Somehow, however, the supposed health care reformers seemed to have overlooked a crucial fact about the Mayo Clinic they are using as a model. The Mayo Clinic traditionally was basically a large physician group practice. It was run by physicians. Even now, the Mayo Clinic's CEO is a physician (Dr John H. Noseworthy) who had a substantial clinical and academic career. The CAO is a nurse, and the three top Vice Presidents are physicians.  I submit the fact that the organization was run by physicians, physicians who once swore to put their patients' clinical care ahead of all other considerations, was crucial to the Clinic's success in taking care of patients as well as maintaining its finances.
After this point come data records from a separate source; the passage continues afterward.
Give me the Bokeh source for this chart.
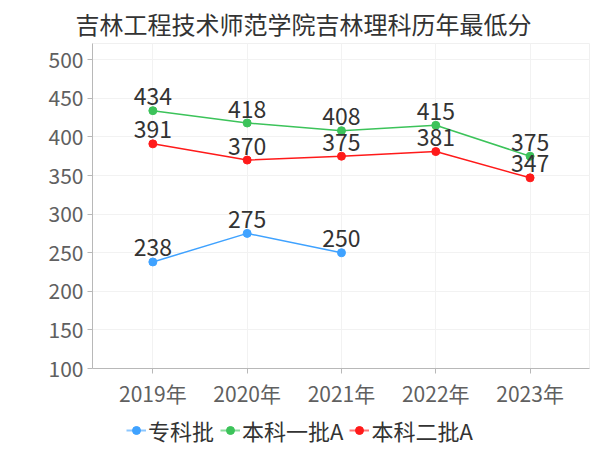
from bokeh.plotting import figure
from bokeh.layouts import column
from bokeh.models import Range1d, Legend, LegendItem, FixedTicker, ColumnDataSource
from bokeh.embed import file_html
from bokeh.resources import INLINE
from bokeh.core.properties import value

title_text = "吉林工程技术师范学院吉林理科历年最低分"
years = ["2019年", "2020年", "2021年", "2022年", "2023年"]
zhuanke = [238, 275, 250]
benke1a = [434, 418, 408, 415, 375]
benke2a = [391, 370, 375, 381, 347]
series_names = ["专科批", "本科一批A", "本科二批A"]
series_values = [zhuanke, benke1a, benke2a]
colors = ["#3fa2ff", "#3cc35a", "#ff1a1a"]
y_ticks = [100, 150, 200, 250, 300, 350, 400, 450, 500]

FONT = "Noto Sans CJK SC"

p = figure(frame_width=497, frame_height=325, output_backend="svg", toolbar_location=None,
           x_range=Range1d(-0.64, 4.63), y_range=Range1d(100, 521),
           min_border_left=92, min_border_right=11, min_border_top=43, min_border_bottom=42,
           title=title_text)
p.title.align = "left"
p.title.offset = -17
p.title.standoff = 6
p.title.text_font = FONT
p.title.text_font_size = "24px"
p.title.text_font_style = "normal"
p.title.text_color = "#333333"
p.outline_line_color = "#f0f0f0"
p.background_fill_color = "white"

p.xaxis.ticker = FixedTicker(ticks=list(range(len(years))))
p.xaxis.major_label_overrides = {i: y for i, y in enumerate(years)}
p.yaxis.ticker = FixedTicker(ticks=y_ticks)
for ax in (p.xaxis[0], p.yaxis[0]):
    ax.axis_line_color = "#b8b8b8"
    ax.major_tick_line_color = "#b8b8b8"
    ax.minor_tick_line_color = None
    ax.major_tick_in = 0
    ax.major_tick_out = 5
    ax.major_label_text_font = FONT
    ax.major_label_text_font_size = "21px"
    ax.major_label_text_color = "#606060"
    ax.major_label_standoff = 4
p.xgrid.grid_line_color = "#f2f2f2"
p.ygrid.grid_line_color = "#f2f2f2"

# legend strip below the chart (its ranges keep the key renderers out of view)
lg = figure(width=600, height=40, output_backend="svg", toolbar_location=None,
            x_range=Range1d(0, 1), y_range=Range1d(0, 1),
            x_axis_type=None, y_axis_type=None,
            min_border_left=0, min_border_right=0, min_border_top=0, min_border_bottom=0)
lg.title = None
lg.outline_line_color = None
lg.xgrid.visible = False
lg.ygrid.visible = False

items = []
for name, vals, c in zip(series_names, series_values, colors):
    src = ColumnDataSource(dict(x=list(range(len(vals))), y=vals, t=[str(v) for v in vals]))
    p.line("x", "y", source=src, line_color=c, line_width=1.5)
    p.scatter("x", "y", source=src, size=8, fill_color=c, line_color=c)
    p.text("x", "y", text="t", source=src, text_align="center", text_baseline="alphabetic",
           y_offset=-14, text_font=value(FONT), text_font_size="23px", text_color="#333333")
    k1 = lg.line("x", "y", source=src, line_color=c, line_width=2, line_alpha=0.6)
    k2 = lg.scatter("x", "y", source=src, size=8, fill_color=c, line_color=c)
    items.append(LegendItem(label=name, renderers=[k1, k2]))

legend = Legend(items=items, orientation="horizontal", location=(34, 4),
                label_text_font=FONT, label_text_font_size="22px", label_text_color="#333333",
                glyph_width=20, glyph_height=20, label_standoff=2, spacing=6,
                border_line_color=None, background_fill_alpha=0, padding=4, margin=0)
lg.add_layout(legend)

layout = column(p, lg, spacing=0)
open("out.html", "w").write(file_html(layout, INLINE))
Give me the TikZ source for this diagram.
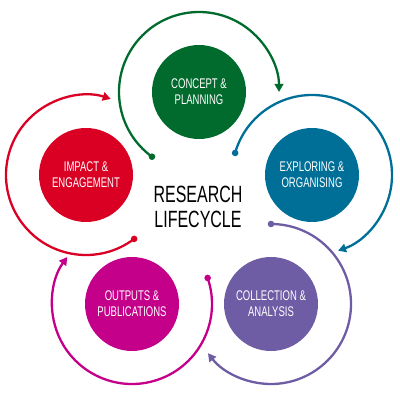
\documentclass[tikz,border=0pt]{standalone}
\usepackage{fontspec}
\setmainfont{Liberation Sans}[FakeStretch=0.68]
\usetikzlibrary{arrows.meta}
\definecolor{cgreen}{RGB}{0,107,45}
\definecolor{cblue}{RGB}{0,111,152}
\definecolor{cred}{RGB}{218,0,36}
\definecolor{cpurple}{RGB}{110,92,165}
\definecolor{cmagenta}{RGB}{196,0,138}
\begin{document}
\begin{tikzpicture}[x=1pt,y=1pt,
  stage/.style={circle,minimum size=94pt,inner sep=0pt,text=white,
    font=\fontsize{14}{16}\selectfont,align=center},
  cyc/.style={line width=2.3pt,-{Triangle[length=8pt,width=8.5pt]}},
  ]
\useasboundingbox (0,0) rectangle (400,392);
\node[stage,fill=cgreen]   (cp) at (199,300) {CONCEPT \&\\PLANNING};
\node[stage,fill=cblue]    (eo) at (312,217) {EXPLORING \&\\ORGANISING};
\node[stage,fill=cpurple]  (ca) at (271,88)  {COLLECTION \&\\ANALYSIS};
\node[stage,fill=cmagenta] (op) at (132,88)  {OUTPUTS \&\\PUBLICATIONS};
\node[stage,fill=cred]     (ie) at (86,217)  {IMPACT \&\\ENGAGEMENT};
\node[font=\fontsize{23.5}{25}\selectfont,align=center] (title) at (198,185) {RESEARCH\\LIFECYCLE};

\draw[cyc,cgreen] ([shift={(234:80pt)}]cp.center) arc[start angle=234,end angle=0,radius=80pt];
\fill[cgreen] ([shift={(234:80pt)}]cp.center) circle (3.3pt);

\draw[cyc,cblue] ([shift={(164:80pt)}]eo.center) arc[start angle=164,end angle=-71,radius=80pt];
\fill[cblue] ([shift={(164:80pt)}]eo.center) circle (3.3pt);

\draw[cyc,cpurple] ([shift={(90:80pt)}]ca.center) arc[start angle=90,end angle=-142,radius=80pt];
\fill[cpurple] ([shift={(90:80pt)}]ca.center) circle (3.3pt);

\draw[cyc,cmagenta] ([shift={(19:80pt)}]op.center) arc[start angle=19,end angle=-216,radius=80pt];
\fill[cmagenta] ([shift={(19:80pt)}]op.center) circle (3.3pt);

\draw[cyc,cred] ([shift={(-53:80pt)}]ie.center) arc[start angle=-53,end angle=-288,radius=80pt];
\fill[cred] ([shift={(-53:80pt)}]ie.center) circle (3.3pt);
\end{tikzpicture}
\end{document}
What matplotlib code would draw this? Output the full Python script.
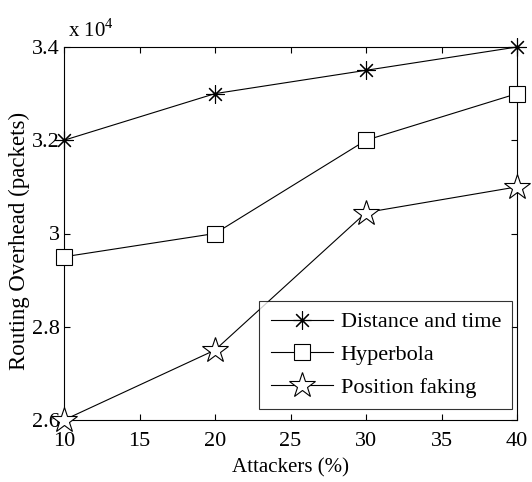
import matplotlib.pyplot as plt
import numpy as np

attackers = [10, 20, 30, 40]
distance_time = [32000, 33000, 33500, 34000]
hyperbola = [29500, 30000, 32000, 33000]
position_faking = [26000, 27500, 30450, 31000]

plt.rcParams['font.family'] = ['Liberation Serif', 'DejaVu Serif']
plt.rcParams['mathtext.fontset'] = 'custom'
plt.rcParams['mathtext.rm'] = 'Liberation Serif'

fig = plt.figure(figsize=(5.32, 4.82), dpi=100)
ax = fig.add_axes([64 / 532, 62 / 482, 453 / 532, 373 / 482])

scale = 1e4
ax.plot(attackers, np.array(distance_time) / scale, color='black', lw=0.8,
        marker=(8, 2, 0), markersize=13, markeredgewidth=0.8, clip_on=False,
        label='Distance and time', zorder=3)
ax.plot(attackers, np.array(hyperbola) / scale, color='black', lw=0.8,
        marker='s', markersize=11, markerfacecolor='white', markeredgewidth=0.8,
        clip_on=False, label='Hyperbola', zorder=3)
ax.plot(attackers, np.array(position_faking) / scale, color='black', lw=0.8,
        marker='*', markersize=19, markerfacecolor='white', markeredgewidth=0.8,
        clip_on=False, label='Position faking', zorder=3)

ax.set_xlim(10, 40)
ax.set_ylim(2.6, 3.4)
ax.set_xticks([10, 15, 20, 25, 30, 35, 40])
ax.set_yticks([2.6, 2.8, 3.0, 3.2, 3.4])
ax.yaxis.set_major_formatter(plt.FormatStrFormatter('%g'))
ax.tick_params(direction='in', length=4, width=0.8, top=True, right=True,
               labelsize=16)
ax.tick_params(axis='x', pad=9)
ax.tick_params(axis='y', pad=3)
for s in ax.spines.values():
    s.set_linewidth(0.8)

ax.set_xlabel('Attackers (%)', fontsize=15, labelpad=5)
ax.set_ylabel('Routing Overhead (packets)', fontsize=16.5)
ax.yaxis.set_label_coords(-0.075, 0.48)
ax.text(0.008, 1.015, r'x 10$^{4}$', transform=ax.transAxes, fontsize=15,
        ha='left', va='bottom')

leg = ax.legend(loc='lower right', bbox_to_anchor=(448 / 453, 11 / 373),
                borderaxespad=0, fontsize=16, frameon=True, fancybox=False,
                edgecolor='black', handlelength=2.8, labelspacing=0.55,
                handletextpad=0.35, borderpad=0.5)
leg.get_frame().set_linewidth(0.8)

fig.savefig('out.png', dpi=100)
However, nearly all of the would-be ACOs we hear about now are centered on big hospital systems, run by business executives who have never taken care of patients, and never swore to put patient care ahead of anything. For example, the most advanced degree possessed by the CEO of Sutter Health is a Master's in Health Administration (see here). Sutter Health does not make biographical information about its top executives particularly easy to find, but according to the most recent (2008) 990 form posted on Guidestar, of its 19 top executives, only 2 had MD degrees. As we have seen time and again on Health Care Renewal, such executives have become extremely good at becoming rich in their jobs. (For example, according to the 2008 990 form, of those 19 executives, all had total compensation greater than $200,000, 16 had compensation greater than $500,000, and 9 had compensation greater than $1 million.) When things go wrong, these royally paid executives may take their golden parachutes and open the exit door, and jump on the slide.

The advent of ACOs reminds me of the advent of managed care. The original managed care organizations, exemplified by Kaiser - Permanante, were also not-for-profit large group practices run by physicians. However, the "managed care organizations" that evolved out of the 1970s law, favored by our glorious former President Nixon, were for-profit corporations run by business executives. Somehow, when legislators seek to promote better health care, the legislation they right often get the crucial details wrong.

The one good thing about ACOs seems to be that they have galvanized liberals and libertarians alike to worry about big, collective, bureaucratic health care organizations run by executives with no clear commitment to putting care of individual patients first.